**Dataset extract:**

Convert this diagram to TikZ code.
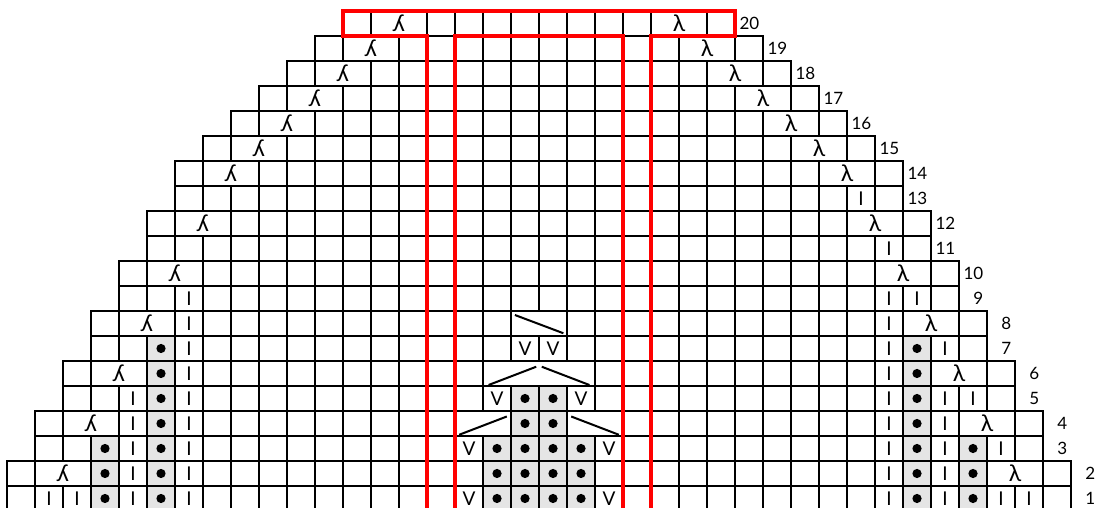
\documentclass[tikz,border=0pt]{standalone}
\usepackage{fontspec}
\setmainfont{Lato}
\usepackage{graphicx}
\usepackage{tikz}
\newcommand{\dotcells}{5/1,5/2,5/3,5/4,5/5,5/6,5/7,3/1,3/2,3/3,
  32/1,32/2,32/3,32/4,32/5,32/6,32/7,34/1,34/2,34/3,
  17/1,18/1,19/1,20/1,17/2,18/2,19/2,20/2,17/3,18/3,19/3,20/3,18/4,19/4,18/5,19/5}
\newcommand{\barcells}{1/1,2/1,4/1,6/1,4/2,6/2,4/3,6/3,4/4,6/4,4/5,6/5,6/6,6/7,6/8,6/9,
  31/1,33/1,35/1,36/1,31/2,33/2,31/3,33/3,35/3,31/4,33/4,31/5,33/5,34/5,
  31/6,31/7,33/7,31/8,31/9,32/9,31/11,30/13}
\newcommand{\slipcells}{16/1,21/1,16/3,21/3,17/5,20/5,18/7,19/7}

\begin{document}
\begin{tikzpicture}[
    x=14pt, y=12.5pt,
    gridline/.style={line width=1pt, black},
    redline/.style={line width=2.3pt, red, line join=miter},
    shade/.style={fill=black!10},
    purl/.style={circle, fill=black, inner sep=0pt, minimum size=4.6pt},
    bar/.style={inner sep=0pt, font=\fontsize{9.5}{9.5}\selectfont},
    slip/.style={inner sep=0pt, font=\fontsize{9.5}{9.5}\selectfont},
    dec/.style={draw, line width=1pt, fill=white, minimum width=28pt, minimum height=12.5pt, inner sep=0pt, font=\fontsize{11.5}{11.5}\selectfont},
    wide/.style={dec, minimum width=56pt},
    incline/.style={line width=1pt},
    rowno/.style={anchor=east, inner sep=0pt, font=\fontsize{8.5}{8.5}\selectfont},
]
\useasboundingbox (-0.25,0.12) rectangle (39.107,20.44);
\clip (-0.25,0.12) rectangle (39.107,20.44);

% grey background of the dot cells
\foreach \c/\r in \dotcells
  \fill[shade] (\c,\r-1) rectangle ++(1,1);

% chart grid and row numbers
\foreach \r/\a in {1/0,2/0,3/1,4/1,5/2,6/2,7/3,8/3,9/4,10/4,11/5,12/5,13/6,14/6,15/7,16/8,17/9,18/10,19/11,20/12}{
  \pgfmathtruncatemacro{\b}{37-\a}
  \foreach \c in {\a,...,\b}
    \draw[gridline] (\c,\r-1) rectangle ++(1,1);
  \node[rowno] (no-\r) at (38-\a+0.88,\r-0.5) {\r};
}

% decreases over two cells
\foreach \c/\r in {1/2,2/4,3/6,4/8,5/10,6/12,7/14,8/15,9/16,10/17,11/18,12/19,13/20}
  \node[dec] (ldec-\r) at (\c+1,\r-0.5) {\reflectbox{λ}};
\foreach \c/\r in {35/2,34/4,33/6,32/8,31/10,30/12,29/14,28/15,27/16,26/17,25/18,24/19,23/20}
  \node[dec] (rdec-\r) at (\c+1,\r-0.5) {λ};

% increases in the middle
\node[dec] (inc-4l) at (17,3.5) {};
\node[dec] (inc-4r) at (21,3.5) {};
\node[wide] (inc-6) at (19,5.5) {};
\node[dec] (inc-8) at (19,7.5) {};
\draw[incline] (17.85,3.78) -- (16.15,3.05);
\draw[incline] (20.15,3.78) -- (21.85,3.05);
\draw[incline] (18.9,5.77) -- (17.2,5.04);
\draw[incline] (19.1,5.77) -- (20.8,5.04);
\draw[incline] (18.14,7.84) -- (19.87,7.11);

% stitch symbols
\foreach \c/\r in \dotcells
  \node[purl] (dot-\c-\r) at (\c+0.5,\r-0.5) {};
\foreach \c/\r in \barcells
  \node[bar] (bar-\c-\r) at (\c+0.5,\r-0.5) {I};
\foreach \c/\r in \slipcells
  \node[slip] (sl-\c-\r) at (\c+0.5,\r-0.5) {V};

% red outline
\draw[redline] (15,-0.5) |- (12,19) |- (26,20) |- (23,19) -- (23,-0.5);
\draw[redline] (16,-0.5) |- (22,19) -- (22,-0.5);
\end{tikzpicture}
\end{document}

**Task prompt:**
Copy out the data above exactly, except the pictures.

**The completed task:**
Convert this diagram to TikZ code.
\documentclass[tikz,border=0pt]{standalone}
\usepackage{fontspec}
\setmainfont{Lato}
\usepackage{graphicx}
\usepackage{tikz}
\newcommand{\dotcells}{5/1,5/2,5/3,5/4,5/5,5/6,5/7,3/1,3/2,3/3,
  32/1,32/2,32/3,32/4,32/5,32/6,32/7,34/1,34/2,34/3,
  17/1,18/1,19/1,20/1,17/2,18/2,19/2,20/2,17/3,18/3,19/3,20/3,18/4,19/4,18/5,19/5}
\newcommand{\barcells}{1/1,2/1,4/1,6/1,4/2,6/2,4/3,6/3,4/4,6/4,4/5,6/5,6/6,6/7,6/8,6/9,
  31/1,33/1,35/1,36/1,31/2,33/2,31/3,33/3,35/3,31/4,33/4,31/5,33/5,34/5,
  31/6,31/7,33/7,31/8,31/9,32/9,31/11,30/13}
\newcommand{\slipcells}{16/1,21/1,16/3,21/3,17/5,20/5,18/7,19/7}

\begin{document}
\begin{tikzpicture}[
    x=14pt, y=12.5pt,
    gridline/.style={line width=1pt, black},
    redline/.style={line width=2.3pt, red, line join=miter},
    shade/.style={fill=black!10},
    purl/.style={circle, fill=black, inner sep=0pt, minimum size=4.6pt},
    bar/.style={inner sep=0pt, font=\fontsize{9.5}{9.5}\selectfont},
    slip/.style={inner sep=0pt, font=\fontsize{9.5}{9.5}\selectfont},
    dec/.style={draw, line width=1pt, fill=white, minimum width=28pt, minimum height=12.5pt, inner sep=0pt, font=\fontsize{11.5}{11.5}\selectfont},
    wide/.style={dec, minimum width=56pt},
    incline/.style={line width=1pt},
    rowno/.style={anchor=east, inner sep=0pt, font=\fontsize{8.5}{8.5}\selectfont},
]
\useasboundingbox (-0.25,0.12) rectangle (39.107,20.44);
\clip (-0.25,0.12) rectangle (39.107,20.44);

% grey background of the dot cells
\foreach \c/\r in \dotcells
  \fill[shade] (\c,\r-1) rectangle ++(1,1);

% chart grid and row numbers
\foreach \r/\a in {1/0,2/0,3/1,4/1,5/2,6/2,7/3,8/3,9/4,10/4,11/5,12/5,13/6,14/6,15/7,16/8,17/9,18/10,19/11,20/12}{
  \pgfmathtruncatemacro{\b}{37-\a}
  \foreach \c in {\a,...,\b}
    \draw[gridline] (\c,\r-1) rectangle ++(1,1);
  \node[rowno] (no-\r) at (38-\a+0.88,\r-0.5) {\r};
}

% decreases over two cells
\foreach \c/\r in {1/2,2/4,3/6,4/8,5/10,6/12,7/14,8/15,9/16,10/17,11/18,12/19,13/20}
  \node[dec] (ldec-\r) at (\c+1,\r-0.5) {\reflectbox{λ}};
\foreach \c/\r in {35/2,34/4,33/6,32/8,31/10,30/12,29/14,28/15,27/16,26/17,25/18,24/19,23/20}
  \node[dec] (rdec-\r) at (\c+1,\r-0.5) {λ};

% increases in the middle
\node[dec] (inc-4l) at (17,3.5) {};
\node[dec] (inc-4r) at (21,3.5) {};
\node[wide] (inc-6) at (19,5.5) {};
\node[dec] (inc-8) at (19,7.5) {};
\draw[incline] (17.85,3.78) -- (16.15,3.05);
\draw[incline] (20.15,3.78) -- (21.85,3.05);
\draw[incline] (18.9,5.77) -- (17.2,5.04);
\draw[incline] (19.1,5.77) -- (20.8,5.04);
\draw[incline] (18.14,7.84) -- (19.87,7.11);

% stitch symbols
\foreach \c/\r in \dotcells
  \node[purl] (dot-\c-\r) at (\c+0.5,\r-0.5) {};
\foreach \c/\r in \barcells
  \node[bar] (bar-\c-\r) at (\c+0.5,\r-0.5) {I};
\foreach \c/\r in \slipcells
  \node[slip] (sl-\c-\r) at (\c+0.5,\r-0.5) {V};

% red outline
\draw[redline] (15,-0.5) |- (12,19) |- (26,20) |- (23,19) -- (23,-0.5);
\draw[redline] (16,-0.5) |- (22,19) -- (22,-0.5);
\end{tikzpicture}
\end{document}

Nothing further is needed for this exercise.